When you run as root, you can access a broader range of kernel services. For instance, you can:
- read/write/delete/modify system files, resources
- snoop at what your programs are doing internally
- manipulate network interfaces, routing tables, netfilter rules;
- mount/unmount/remount filesystems;
- shutdown/remove machine
- change file ownership, permissions, extended attributes, overriding regular permissions;
- do a lot;
Main point here is that as root, you can exercise more kernel code; if there is a vulnerability in that code, you can trigger it as root, but not as a regular user. Additionally, if someone finds a way to break out of a container, regardless of who you were inside the container, you would break out as who the LXC process itself is running as on the host OS. From the official repo, the docker daemon binds to a Unix socket instead of a TCP port.
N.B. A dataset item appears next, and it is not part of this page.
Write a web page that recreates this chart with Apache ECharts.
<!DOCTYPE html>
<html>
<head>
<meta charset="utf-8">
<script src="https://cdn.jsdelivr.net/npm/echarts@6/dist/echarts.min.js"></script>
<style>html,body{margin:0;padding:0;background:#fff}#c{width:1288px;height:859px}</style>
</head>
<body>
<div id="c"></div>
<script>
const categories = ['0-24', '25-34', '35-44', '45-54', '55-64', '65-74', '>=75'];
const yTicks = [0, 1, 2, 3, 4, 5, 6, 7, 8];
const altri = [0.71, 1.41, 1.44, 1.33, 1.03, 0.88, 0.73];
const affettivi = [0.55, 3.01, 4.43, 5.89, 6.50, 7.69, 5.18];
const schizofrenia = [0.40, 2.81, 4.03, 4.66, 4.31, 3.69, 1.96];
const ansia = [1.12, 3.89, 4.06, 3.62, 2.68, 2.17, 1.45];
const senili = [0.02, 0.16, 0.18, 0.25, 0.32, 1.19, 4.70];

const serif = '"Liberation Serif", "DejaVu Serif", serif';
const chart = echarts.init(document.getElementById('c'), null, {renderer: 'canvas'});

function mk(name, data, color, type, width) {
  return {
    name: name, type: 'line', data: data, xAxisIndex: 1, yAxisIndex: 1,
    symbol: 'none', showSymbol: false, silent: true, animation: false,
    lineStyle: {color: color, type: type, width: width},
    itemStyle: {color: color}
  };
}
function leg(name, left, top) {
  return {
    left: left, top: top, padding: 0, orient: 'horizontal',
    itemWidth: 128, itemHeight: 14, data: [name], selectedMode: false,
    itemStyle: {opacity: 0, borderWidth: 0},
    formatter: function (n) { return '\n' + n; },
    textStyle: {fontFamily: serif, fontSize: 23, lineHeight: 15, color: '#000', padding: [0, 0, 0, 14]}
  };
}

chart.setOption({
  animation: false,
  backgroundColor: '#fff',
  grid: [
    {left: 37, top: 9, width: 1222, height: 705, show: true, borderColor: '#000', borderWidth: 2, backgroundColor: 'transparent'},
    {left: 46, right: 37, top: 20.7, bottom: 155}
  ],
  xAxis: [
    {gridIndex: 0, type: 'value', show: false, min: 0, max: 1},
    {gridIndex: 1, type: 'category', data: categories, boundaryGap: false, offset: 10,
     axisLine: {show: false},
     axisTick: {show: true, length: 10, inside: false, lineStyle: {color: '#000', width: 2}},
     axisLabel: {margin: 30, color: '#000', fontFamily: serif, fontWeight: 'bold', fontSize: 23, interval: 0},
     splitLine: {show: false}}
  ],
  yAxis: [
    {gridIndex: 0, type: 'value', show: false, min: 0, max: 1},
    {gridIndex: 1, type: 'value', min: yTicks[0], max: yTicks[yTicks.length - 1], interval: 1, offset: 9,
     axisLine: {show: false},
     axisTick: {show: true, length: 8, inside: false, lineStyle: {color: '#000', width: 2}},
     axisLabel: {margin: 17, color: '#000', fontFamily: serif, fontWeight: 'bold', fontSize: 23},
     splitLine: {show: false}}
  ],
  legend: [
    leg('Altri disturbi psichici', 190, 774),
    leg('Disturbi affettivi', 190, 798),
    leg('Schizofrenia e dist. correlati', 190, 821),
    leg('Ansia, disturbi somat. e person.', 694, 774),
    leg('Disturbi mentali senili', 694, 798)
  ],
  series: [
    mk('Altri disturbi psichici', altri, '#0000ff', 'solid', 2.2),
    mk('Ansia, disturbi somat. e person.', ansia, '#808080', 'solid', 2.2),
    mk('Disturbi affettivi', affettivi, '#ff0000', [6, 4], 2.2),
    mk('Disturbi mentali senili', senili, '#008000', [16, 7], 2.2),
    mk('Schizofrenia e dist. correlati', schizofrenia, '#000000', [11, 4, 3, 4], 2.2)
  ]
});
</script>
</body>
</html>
By default that Unix socket is owned by the user root and other users can only access it using sudo. Saying that the docker daemon always runs as the root user. This means if you break out from container you are breaking out as root user.
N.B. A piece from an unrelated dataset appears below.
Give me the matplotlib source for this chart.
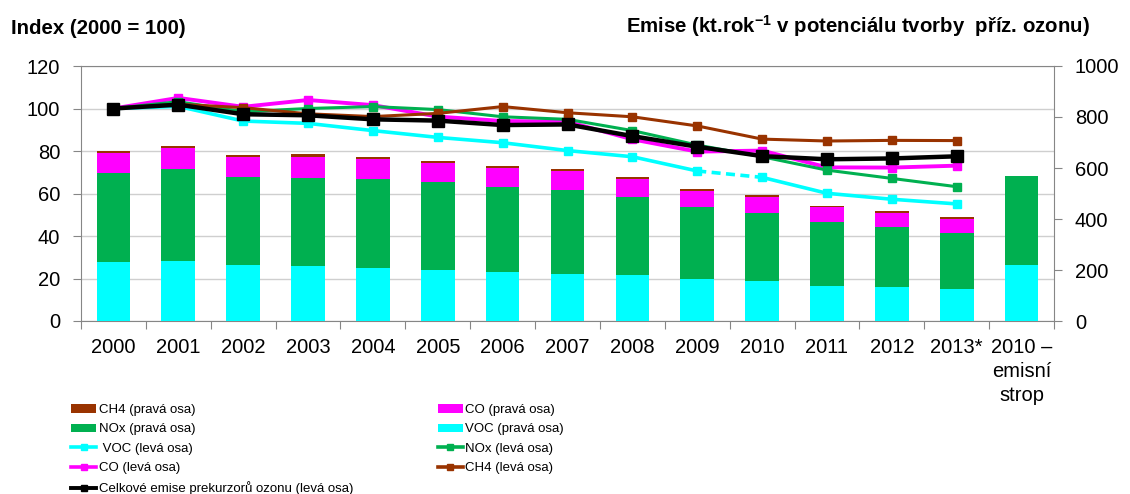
import matplotlib
matplotlib.use('Agg')
import matplotlib.pyplot as plt
import numpy as np
from matplotlib.patches import Patch
from matplotlib.lines import Line2D

plt.rcParams['font.family'] = ['Liberation Sans', 'DejaVu Sans']
plt.rcParams['mathtext.fontset'] = 'custom'
plt.rcParams['mathtext.rm'] = 'Liberation Sans'
plt.rcParams['mathtext.bf'] = 'Liberation Sans:bold'

# ---------------- data ----------------
categories = ['2000', '2001', '2002', '2003', '2004', '2005', '2006', '2007',
              '2008', '2009', '2010', '2011', '2012', '2013*',
              '2010 –\nemisní\nstrop']

# stacked bars, right axis (kt/yr in ozone formation potential)
voc_kt = [233, 235, 220, 216, 208, 200, 193, 184, 179, 164, 157, 137, 132, 126, 218]
nox_kt = [346, 360, 344, 345, 347, 344, 332, 330, 309, 282, 265, 253, 235, 219, 351]
co_kt  = [80, 85, 80, 83, 80, 76, 76, 75, 69, 63, 66, 56, 58, 55, 0]
ch4_kt = [9, 8, 8, 10, 9, 9, 7, 7, 8, 7, 6, 6, 5, 9, 0]

# index lines, left axis (2000 = 100), years 2000-2013
voc_idx   = [100, 101.0, 94.1, 93.0, 89.6, 86.4, 83.9, 80.2, 77.3, 70.6, 67.6, 60.1, 57.3, 55.1]
co_idx    = [100, 105.0, 100.8, 104.0, 101.6, 96.2, 94.1, 93.8, 85.5, 79.7, 80.2, 72.3, 72.2, 73.1]
nox_idx   = [100, 103.2, 98.5, 100.0, 100.9, 99.5, 96.1, 94.9, 89.6, 82.8, 77.3, 71.0, 67.1, 63.2]
ch4_idx   = [100, 102.0, 100.4, 97.5, 96.2, 97.7, 100.9, 98.0, 96.1, 91.8, 85.6, 84.7, 85.0, 84.9]
total_idx = [100, 101.8, 97.3, 96.8, 94.9, 94.3, 92.2, 92.5, 87.0, 82.0, 77.6, 76.1, 76.5, 77.5]

C_VOC = '#00FFFF'
C_NOX = '#00B050'
C_CO = '#FF00FF'
C_CH4 = '#993300'
GRAY = '#868686'

fig = plt.figure(figsize=(11.3, 4.94), dpi=100)
rect = [81 / 1130, 1 - 321 / 494, (1054 - 81) / 1130, (321 - 66) / 494]

axL = fig.add_axes(rect)
n = len(categories)
x = np.arange(n)
axL.set_xlim(-0.5, n - 0.5)
axL.set_ylim(0, 120)
axL.set_yticks(np.arange(0, 121, 20))
axL.yaxis.grid(True, color='#cfcfcf', lw=1)
axL.set_axisbelow(True)
for s in ['left', 'bottom', 'top']:
    axL.spines[s].set_color(GRAY)
axL.spines['right'].set_visible(False)
axL.tick_params(axis='y', direction='out', length=6, color=GRAY, pad=9, labelsize=14.5)
axL.set_xticks(np.arange(-0.5, n, 1.0))
axL.set_xticklabels([])
axL.tick_params(axis='x', which='major', direction='out', length=6, color=GRAY)
axL.set_xticks(x, categories, minor=True)
axL.tick_params(axis='x', which='minor', length=0, pad=12, labelsize=14.5)
for t in axL.get_xticklabels(minor=True):
    t.set_linespacing(1.35)

axR = axL.twinx()
axR.set_ylim(0, 1000)
axR.set_yticks(np.arange(0, 1001, 200))
for s in ['left', 'bottom', 'top']:
    axR.spines[s].set_visible(False)
axR.spines['right'].set_color(GRAY)
axR.tick_params(axis='y', direction='out', length=6, color=GRAY, pad=9, labelsize=14.5)

w = 0.52
b0 = np.zeros(n)
for vals, col in [(voc_kt, C_VOC), (nox_kt, C_NOX), (co_kt, C_CO), (ch4_kt, C_CH4)]:
    v = np.array(vals, dtype=float)
    axR.bar(x, v, w, bottom=b0, color=col, edgecolor='none')
    b0 = b0 + v

axT = fig.add_axes(rect, sharex=axL, sharey=axL)
axT.axis('off')
xl = x[:len(total_idx)]
ms = 6
axT.plot(xl[:10], voc_idx[:10], color=C_VOC, lw=2.6, marker='s', ms=ms)
axT.plot(xl[9:11], voc_idx[9:11], color=C_VOC, lw=2.6, ls=(0, (2.5, 1.5)))
axT.plot(xl[10:], voc_idx[10:], color=C_VOC, lw=2.6, marker='s', ms=ms)
axT.plot(xl, co_idx, color=C_CO, lw=2.8, marker='s', ms=ms)
axT.plot(xl, nox_idx, color=C_NOX, lw=2.2, marker='s', ms=ms)
axT.plot(xl, ch4_idx, color=C_CH4, lw=2.2, marker='s', ms=ms)
axT.plot(xl, total_idx, color='black', lw=3.2, marker='s', ms=8.5)

fig.text(11 / 1130, 1 - 29 / 494, 'Index (2000 = 100)', fontsize=14.7,
         fontweight='bold', va='center', ha='left')
fig.text(1090 / 1130, 1 - 26 / 494,
         r'Emise (kt.rok$^{\mathbf{-1}}$ v potenciálu tvorby  příz. ozonu)',
         fontsize=14.7, fontweight='bold', va='center', ha='right')

handles = [
    Patch(facecolor=C_CH4), Patch(facecolor=C_NOX),
    Line2D([], [], color=C_VOC, lw=2.6, marker='s', ms=5),
    Line2D([], [], color=C_CO, lw=2.6, marker='s', ms=5),
    Line2D([], [], color='black', lw=2.8, marker='s', ms=5),
    Patch(facecolor=C_CO), Patch(facecolor=C_VOC),
    Line2D([], [], color=C_NOX, lw=2.6, marker='s', ms=5),
    Line2D([], [], color=C_CH4, lw=2.6, marker='s', ms=5),
]
labels = ['CH4 (pravá osa)', 'NOx (pravá osa)', ' VOC (levá osa)', 'CO (levá osa)',
          'Celkové emise prekurzorů ozonu (levá osa)',
          'CO (pravá osa)', 'VOC (pravá osa)', 'NOx (levá osa)', 'CH4 (levá osa)']
fig.legend(handles, labels, ncol=2, loc='upper left',
           bbox_to_anchor=(62 / 1130, 1 - 395 / 494), frameon=False,
           fontsize=9.5, handlelength=1.9, handleheight=0.6, handletextpad=0.2,
           labelspacing=0.55, columnspacing=6.4, numpoints=1, borderpad=0.2)

fig.savefig('out.png', dpi=100)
Well of-course docker from the application perspective which is running inside docker, even if you run as a root, docker or essentially LXC containers (behind the scenes, docker uses
lxc-start to execute the Docker container) trying to address this and other permission related concerns using Kernel Namespaces. Anyone familiar with
chroot already has a basic idea of what Linux namespaces can do and how to use namespace generally.
Namespaces provide the first, and most straightforward, form of isolation. Because of Linux namespaces, it became possible to have multiple “nested” process trees. Each process tree can have an entirely isolated set of processes. This can ensure that processes belonging to one process tree cannot inspect or kill – in fact cannot even know of the existence of – processes in other sibling or parent process trees.
Linux namespaces allow other aspects of the operating system to be independently modified as well. This includes the process tree, networking interfaces, mount points, inter-process communication resources and more.
Still security basic rule, avoid granting unnecessary permission. So first thing first, avoid user granting root access for docker container and always run docker containers with the -u flag so that they run as an ordinary user. And for that ordinary user grant only required permission. For example if your dockerfile contains something like this lines,
echo "tomcat ALL=(ALL) NOPASSWD:ALL" >> /etc/sudoers